In automated MALDI spotting, because the analyte sample is not vortexed, it is often difficult to achieve the degree of homogenization that results from the complete mixing of MALDI matrix solution and analyte during manual spotting. Complete homogenization is important as complete mixing provides a higher quality spot and eliminates “hot spots” in the target, making the MALDI target more uniform. The elimination of hot spots is essential to accurate MALDI experimentation, regardless of whether manual or automated MALDI is being performed. Although these hot spots may be eliminated by thorough vortexing in manual MALDI, a need exists to insure complete mixing of analyte sample when using automated MALDI spotting. In automated MALDI spotting, an important step toward ensuring complete mixing includes incorporating the use of mixing chambers. Using a mixing chamber during automated MALDI spotting increases the mixing of analyte and matrix solution, resulting in increased signal to noise ratios and fewer “hot spots.”

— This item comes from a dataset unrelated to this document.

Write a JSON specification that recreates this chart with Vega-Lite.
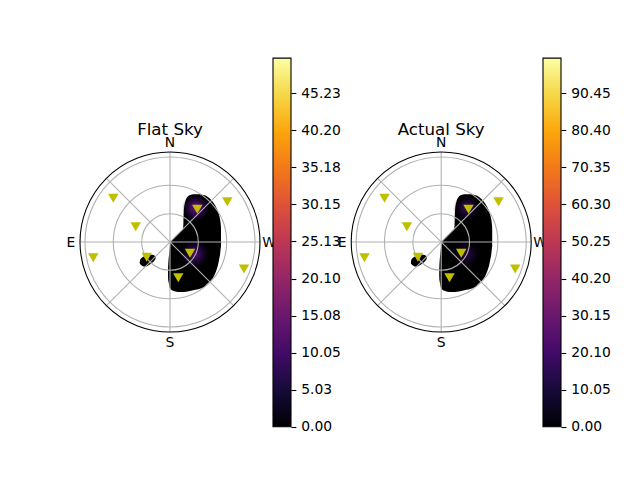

Unfortunately, in the past, when these mixing chambers were used with particular types of sample dispensing probes, such as MALDI target spotting probes, certain problems arose. For example, when a mixing chamber is used with a spring loaded probe, because the tubing in the spring loaded probe moves during spotting of the MALDI plate, the tubing may easily kink and bend. This distortion of the tubing may result in MALDI targets that are not uniform, making the results harder to interpret. Furthermore, because of the extra weight placed on the tubing when a mixing chamber is used without a mixing chamber probe adaptor, the tubing may separate from the mixing chamber, either resulting in lost analyte, MALDI matrix, or in the case of tubing that separates the mixing chamber from the probe, lost analyte sample. But because spring loaded probes provide many advantages, such as eliminating direct contact between the probe and the MALDI plate and allowing accurate MALDI target deposition by handling small amounts of analyte sample with minimal loss, it is preferable to use spring loaded probes over other sample dispensing probes during automated MALDI spotting. The spring in the spring loaded probe allows tubing, not the spring loaded probe itself, to touch the MALDI plate when spotting a MALDI target. Although glass capillaries that directly touch the plate may be used to spot MALDI targets, their fragility and propensity to cause MALDI plate damage makes them less desirable than a spring loaded probe. Spring loaded probes cause less damage to both the probe itself and the MALDI plate. The use of spring loaded tubing to spot a MALDI target also results in more accurate MALDI targets, as a greater amount of a more uniform pattern of analyte sample is added to the MALDI plate. In addition, the spring loaded probe permits a lower dead volume in the system as a result of the tubing in the spring loaded probe directly touching the MALDI plate, thus eliminating analyte sample loss caused by probe surface tension. Consequently, a need exists for a solution to the problems created when using a mixing chamber with a spring loaded probe.